» WHAT THE TASK REQUIRES
In the listing below, identify each line with the word "that" and return those lines.

» DATASET SECTION
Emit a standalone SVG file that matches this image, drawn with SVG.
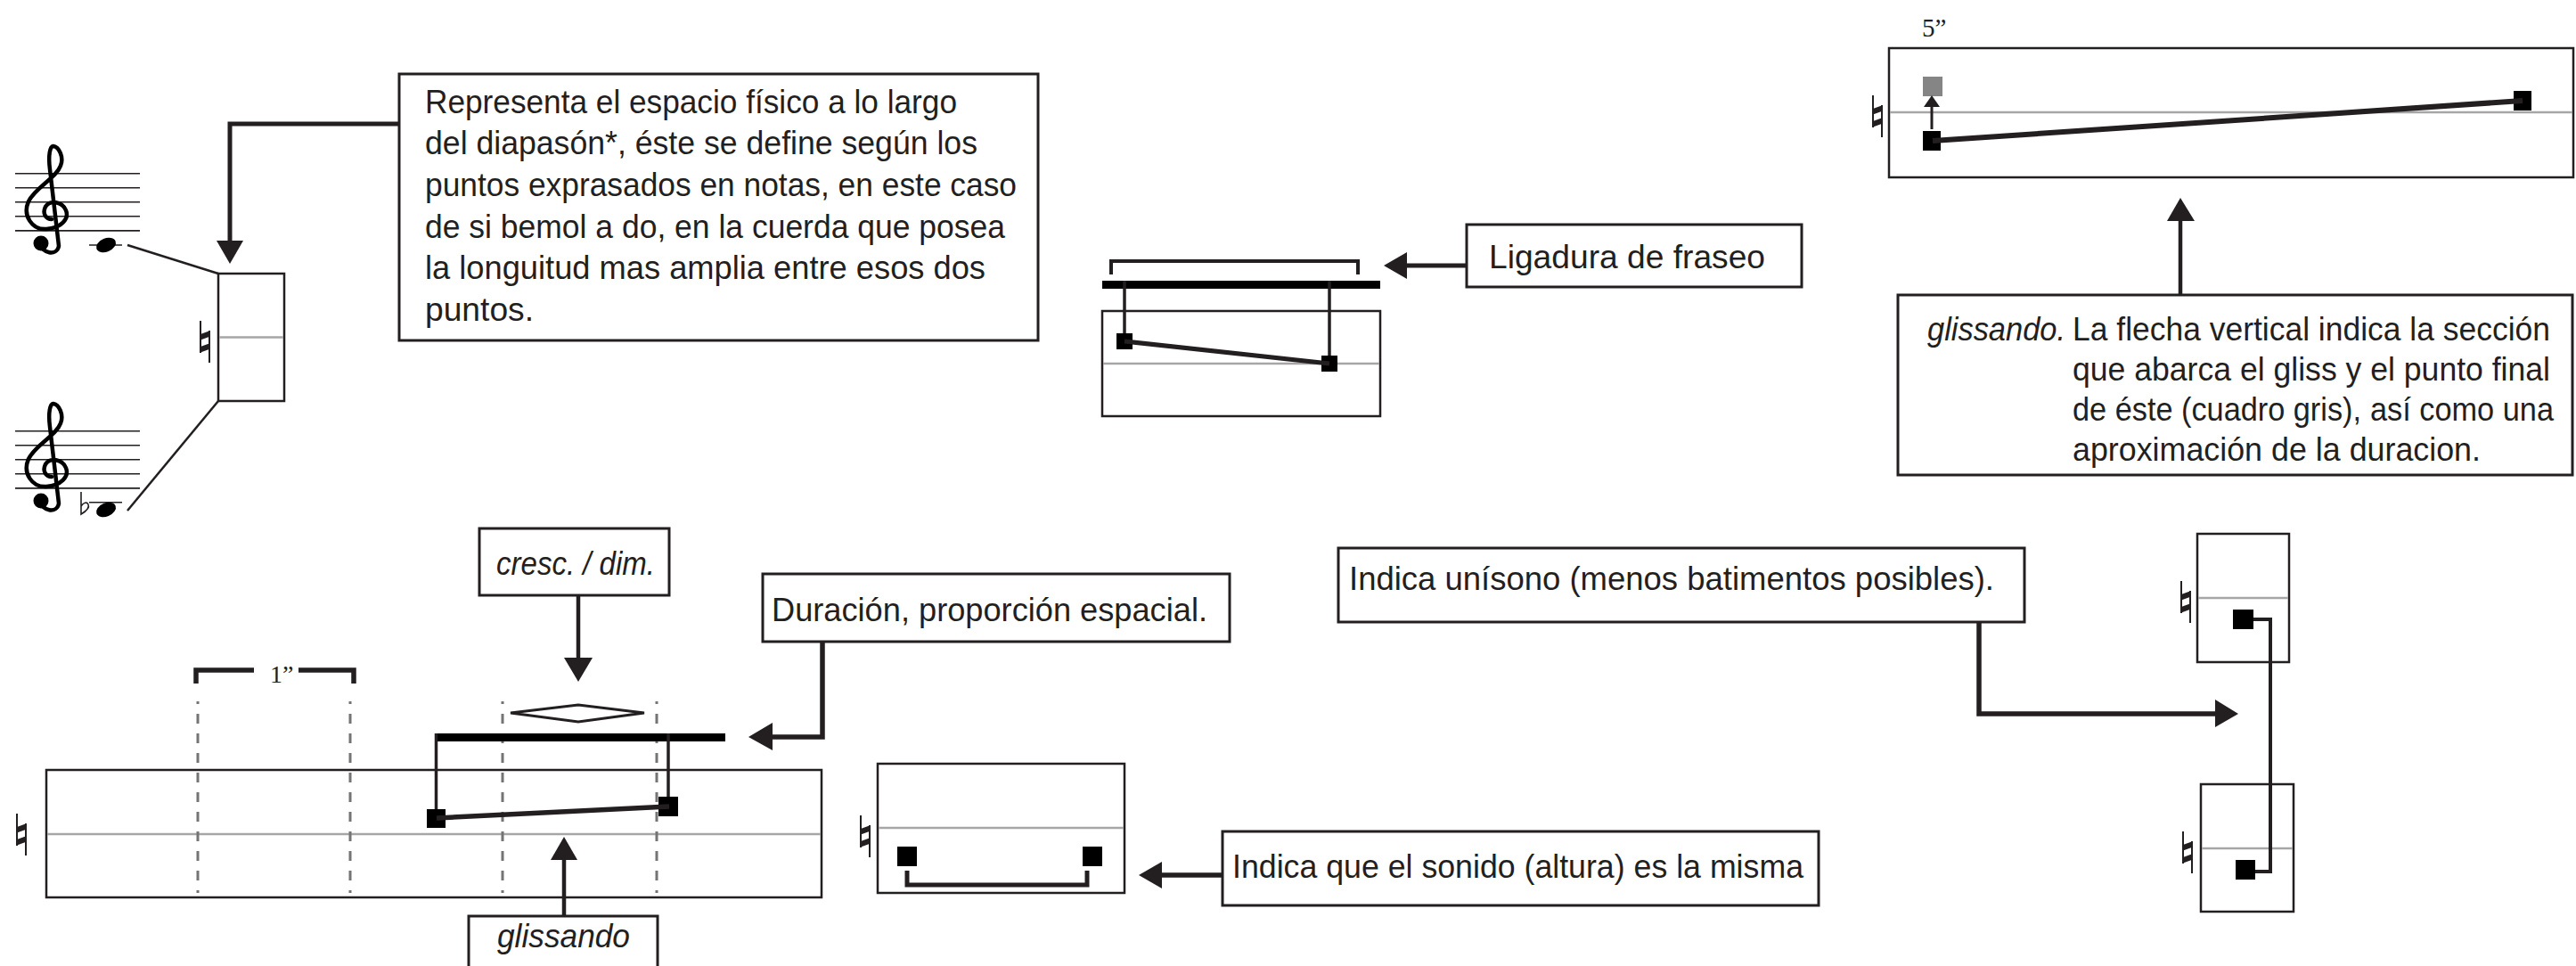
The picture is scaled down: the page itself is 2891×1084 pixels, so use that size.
<svg xmlns="http://www.w3.org/2000/svg" xmlns:xlink="http://www.w3.org/1999/xlink" width="2891" height="1084" viewBox="0 0 2891 1084">
<style>
.bx{fill:#fff;stroke:#231f20;stroke-width:3}
.sb{fill:#fff;stroke:#231f20;stroke-width:2.5}
.mid{stroke:#a6a6a6;stroke-width:2.5}
.t{font-family:"Liberation Sans Narrow","Liberation Sans",Arial,sans-serif;font-size:37px;fill:#231f20}
.it{font-style:italic}
.s{font-family:"Liberation Serif","Times New Roman",serif;fill:#231f20}
.ln{fill:none;stroke:#231f20;stroke-linecap:butt;stroke-linejoin:miter}
.hd{fill:#231f20}
.sq{fill:#000}
.dash{stroke:#747474;stroke-width:3;stroke-dasharray:11 11}
.staff{stroke:#231f20;stroke-width:1.6}
</style>
<defs>
<g id="nat">
<line x1="2" y1="0" x2="2" y2="36" stroke="#231f20" stroke-width="2"/>
<line x1="12" y1="11" x2="12" y2="47" stroke="#231f20" stroke-width="2"/>
<polygon points="2,15 13,11 13,17.5 2,21.5" fill="#231f20"/>
<polygon points="2,29 13,25 13,31.5 2,35.5" fill="#231f20"/>
</g>
<g id="clef">
<path d="M46 274 C46 284 64 288 66 276 L56 190 C54 175 56 163 60 164 C66 165 72 176 68 186 C63 200 40 210 32 226 C25 242 36 258 52 257 C68 256 78 246 74 236 C70 226 56 224 51 232 C47 240 52 246 58 246" fill="none" stroke="#000" stroke-width="4.5" stroke-linecap="round" stroke-linejoin="round"/>
<circle cx="46" cy="273" r="8.5" fill="#000"/>
</g>
<g id="staff5">
<line class="staff" x1="17" y1="194.7" x2="157" y2="194.7"/>
<line class="staff" x1="17" y1="210.8" x2="157" y2="210.8"/>
<line class="staff" x1="17" y1="226.8" x2="157" y2="226.8"/>
<line class="staff" x1="17" y1="242.8" x2="157" y2="242.8"/>
<line class="staff" x1="17" y1="258.9" x2="157" y2="258.9"/>
</g>
</defs>
<rect x="0" y="0" width="2891" height="1084" fill="#fff"/>

<!-- Top-left: staves and diapason box -->
<g id="staff-do">
<use xlink:href="#staff5"/>
<use xlink:href="#clef"/>
<line class="staff" x1="100" y1="275" x2="137" y2="275"/>
<ellipse cx="119" cy="275" rx="11.5" ry="7.5" transform="rotate(-22 119 275)" fill="#000"/>
</g>
<g id="staff-sib">
<g transform="translate(0,289)">
<use xlink:href="#staff5"/>
<use xlink:href="#clef"/>
</g>
<line class="staff" x1="100" y1="563.7" x2="137" y2="563.7"/>
<ellipse cx="119" cy="572" rx="11.5" ry="7.5" transform="rotate(-22 119 572)" fill="#000"/>
<path d="M91 552 V577 C96 574 101 570 99 566 C97 562 93 565 91 568" fill="none" stroke="#231f20" stroke-width="1.6"/>
</g>
<g id="diapason">
<rect class="sb" x="245" y="307" width="74" height="143"/>
<line class="mid" x1="246" y1="378.5" x2="318" y2="378.5"/>
<use xlink:href="#nat" x="223" y="360"/>
</g>
<g id="box-representa">
<rect class="bx" x="448" y="83" width="717" height="299"/>
<text class="t" x="477" y="127" textLength="597" lengthAdjust="spacingAndGlyphs">Representa el espacio físico a lo largo</text>
<text class="t" x="477" y="173" textLength="620" lengthAdjust="spacingAndGlyphs">del diapasón*, éste se define según los</text>
<text class="t" x="477" y="220" textLength="664" lengthAdjust="spacingAndGlyphs">puntos exprasados en notas, en este caso</text>
<text class="t" x="477" y="267" textLength="651" lengthAdjust="spacingAndGlyphs">de si bemol a do, en la cuerda que posea</text>
<text class="t" x="477" y="313" textLength="629" lengthAdjust="spacingAndGlyphs">la longuitud mas amplia entre esos dos</text>
<text class="t" x="477" y="360" textLength="122" lengthAdjust="spacingAndGlyphs">puntos.</text>
</g>

<!-- Ligadura de fraseo -->
<g id="slur-example">
<rect class="sb" x="1237" y="349" width="312" height="118"/>
<line class="mid" x1="1238" y1="408" x2="1548" y2="408"/>
<path class="ln" d="M1247 308 V293 H1524 V308" stroke-width="4"/>
<rect x="1237" y="315" width="312" height="9" fill="#000"/>
<line class="ln" x1="1262" y1="315" x2="1262" y2="383" stroke-width="3.5"/>
<line class="ln" x1="1492" y1="315" x2="1492" y2="408" stroke-width="3.5"/>
<rect class="sq" x="1253" y="374" width="18" height="18"/>
<rect class="sq" x="1483" y="399" width="18" height="18"/>
<line class="ln" x1="1262" y1="383" x2="1492" y2="408" stroke-width="5"/>
</g>
<g id="box-ligadura">
<rect class="bx" x="1646" y="252" width="376" height="70"/>
<text class="t" x="1671" y="301" textLength="310" lengthAdjust="spacingAndGlyphs">Ligadura de fraseo</text>
</g>

<!-- Top right gliss -->
<g id="gliss-staff">
<text class="s" x="2157" y="41" font-size="29">5”</text>
<rect class="sb" x="2120" y="54" width="768" height="145"/>
<line class="mid" x1="2121" y1="126" x2="2887" y2="126"/>
<use xlink:href="#nat" x="2100" y="107"/>
<rect x="2158" y="86" width="22" height="22" fill="#858585"/>
<rect class="sq" x="2158" y="147" width="20" height="22"/>
<rect class="sq" x="2821" y="102" width="20" height="22"/>
<line class="ln" x1="2169" y1="158" x2="2831" y2="113" stroke-width="6"/>
<line class="ln" x1="2168" y1="145" x2="2168" y2="118" stroke-width="3"/>
<polygon class="hd" points="2159,120 2177,120 2168,107"/>
</g>
<g id="box-glissando-desc">
<rect class="bx" x="2130" y="331" width="757" height="202"/>
<text class="t it" x="2163" y="382" textLength="155" lengthAdjust="spacingAndGlyphs">glissando.</text>
<text class="t" x="2326" y="382" textLength="536" lengthAdjust="spacingAndGlyphs">La flecha vertical indica la sección</text>
<text class="t" x="2326" y="427" textLength="536" lengthAdjust="spacingAndGlyphs">que abarca el gliss y el punto final</text>
<text class="t" x="2326" y="472" textLength="324" lengthAdjust="spacingAndGlyphs">de éste (cuadro gris),</text>
<text class="t" x="2660" y="472" textLength="206" lengthAdjust="spacingAndGlyphs">así como una</text>
<text class="t" x="2326" y="517" textLength="458" lengthAdjust="spacingAndGlyphs">aproximación de la duracion.</text>
</g>

<!-- Bottom left: proportional staff -->
<g id="time-staff">
<path class="ln" d="M220 767 V752 H285" stroke-width="5.5"/>
<path class="ln" d="M335 752 H397 V767" stroke-width="5.5"/>
<text class="s" x="303" y="766" font-size="28">1”</text>
<rect class="sb" x="52" y="864" width="870" height="143"/>
<line class="mid" x1="53" y1="936" x2="921" y2="936"/>
<use xlink:href="#nat" x="17" y="913"/>
<line class="dash" x1="222" y1="787" x2="222" y2="1002" stroke-dashoffset="8"/>
<line class="dash" x1="393" y1="787" x2="393" y2="1002" stroke-dashoffset="8"/>
<line class="dash" x1="564" y1="787" x2="564" y2="1002" stroke-dashoffset="8"/>
<line class="dash" x1="737" y1="787" x2="737" y2="1002" stroke-dashoffset="8"/>
<polygon points="573,800 649,791 723,800 649,810" fill="#fff" stroke="#231f20" stroke-width="3"/>
<rect x="488" y="823" width="326" height="9" fill="#000"/>
<line class="ln" x1="489.5" y1="823" x2="489.5" y2="918" stroke-width="3.5"/>
<line class="ln" x1="750" y1="823" x2="750" y2="905" stroke-width="3.5"/>
<rect class="sq" x="479" y="908" width="21" height="21"/>
<rect class="sq" x="739" y="894" width="22" height="22"/>
<line class="ln" x1="490" y1="918" x2="751" y2="905" stroke-width="5.5"/>
</g>
<g id="box-cresc">
<rect class="bx" x="538" y="593" width="213" height="75"/>
<text class="t it" x="557" y="645" textLength="178" lengthAdjust="spacingAndGlyphs">cresc. / dim.</text>
</g>
<g id="box-duracion">
<rect class="bx" x="856" y="644" width="524" height="76"/>
<text class="t" x="866" y="697" textLength="489" lengthAdjust="spacingAndGlyphs">Duración, proporción espacial.</text>
</g>
<g id="box-glissando">
<rect class="bx" x="526" y="1028" width="212" height="70"/>
<text class="t it" x="558" y="1063" textLength="149" lengthAdjust="spacingAndGlyphs">glissando</text>
</g>

<!-- Same pitch -->
<g id="same-pitch">
<rect class="sb" x="985" y="857" width="277" height="145"/>
<line class="mid" x1="986" y1="929" x2="1261" y2="929"/>
<use xlink:href="#nat" x="964" y="915"/>
<rect class="sq" x="1007" y="950" width="22" height="22"/>
<rect class="sq" x="1215" y="950" width="22" height="22"/>
<path class="ln" d="M1018 977 V993 H1220 V977" stroke-width="5"/>
</g>
<g id="box-misma">
<rect class="bx" x="1372" y="933" width="669" height="83"/>
<text class="t" x="1383" y="985" textLength="641" lengthAdjust="spacingAndGlyphs">Indica que el sonido (altura) es la misma</text>
</g>

<!-- Unison -->
<g id="box-unisono">
<rect class="bx" x="1502" y="615" width="770" height="83"/>
<text class="t" x="1514" y="662" textLength="724" lengthAdjust="spacingAndGlyphs">Indica unísono (menos batimentos posibles).</text>
</g>
<g id="unison-upper">
<rect class="sb" x="2466" y="599" width="103" height="144"/>
<line class="mid" x1="2467" y1="671" x2="2568" y2="671"/>
<use xlink:href="#nat" x="2446" y="652"/>
<rect class="sq" x="2506" y="684" width="23" height="22"/>
</g>
<g id="unison-lower">
<rect class="sb" x="2470" y="880" width="104" height="143"/>
<line class="mid" x1="2471" y1="952" x2="2573" y2="952"/>
<use xlink:href="#nat" x="2448" y="933"/>
<rect class="sq" x="2509" y="965" width="22" height="22"/>
</g>

<!-- Connectors -->
<g id="connectors">
<line x1="143" y1="275" x2="245" y2="307" stroke="#231f20" stroke-width="2.5"/>
<line x1="143" y1="573" x2="245" y2="450" stroke="#231f20" stroke-width="2.5"/>
<path class="ln" d="M448 139 H258 V272" stroke-width="5"/>
<polygon class="hd" points="243,270 273,270 258,296"/>
<line class="ln" x1="1646" y1="298" x2="1577" y2="298" stroke-width="5"/>
<polygon class="hd" points="1579,283 1579,313 1553,298"/>
<line class="ln" x1="2447" y1="331" x2="2447" y2="246" stroke-width="4.5"/>
<polygon class="hd" points="2432,248 2463,248 2447,222"/>
<line class="ln" x1="649" y1="668" x2="649" y2="740" stroke-width="4.5"/>
<polygon class="hd" points="633,738 665,738 649,765"/>
<path class="ln" d="M923 720 V827 H865" stroke-width="5.5"/>
<polygon class="hd" points="867,811 867,842 840,827"/>
<line class="ln" x1="633" y1="1028" x2="633" y2="962" stroke-width="4.5"/>
<polygon class="hd" points="618,965 648,965 633,939"/>
<line class="ln" x1="1372" y1="982" x2="1302" y2="982" stroke-width="5.5"/>
<polygon class="hd" points="1304,967 1304,997 1278,982"/>
<path class="ln" d="M2221 698 V801 H2488" stroke-width="5.5"/>
<polygon class="hd" points="2486,785 2486,816 2512,801"/>
<path class="ln" d="M2529 695 H2548 V978 H2531" stroke-width="4"/>
</g>
</svg>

» ANSWER BELOW
Emit a standalone SVG file that matches this image, drawn with SVG.
The picture is scaled down: the page itself is 2891×1084 pixels, so use that size.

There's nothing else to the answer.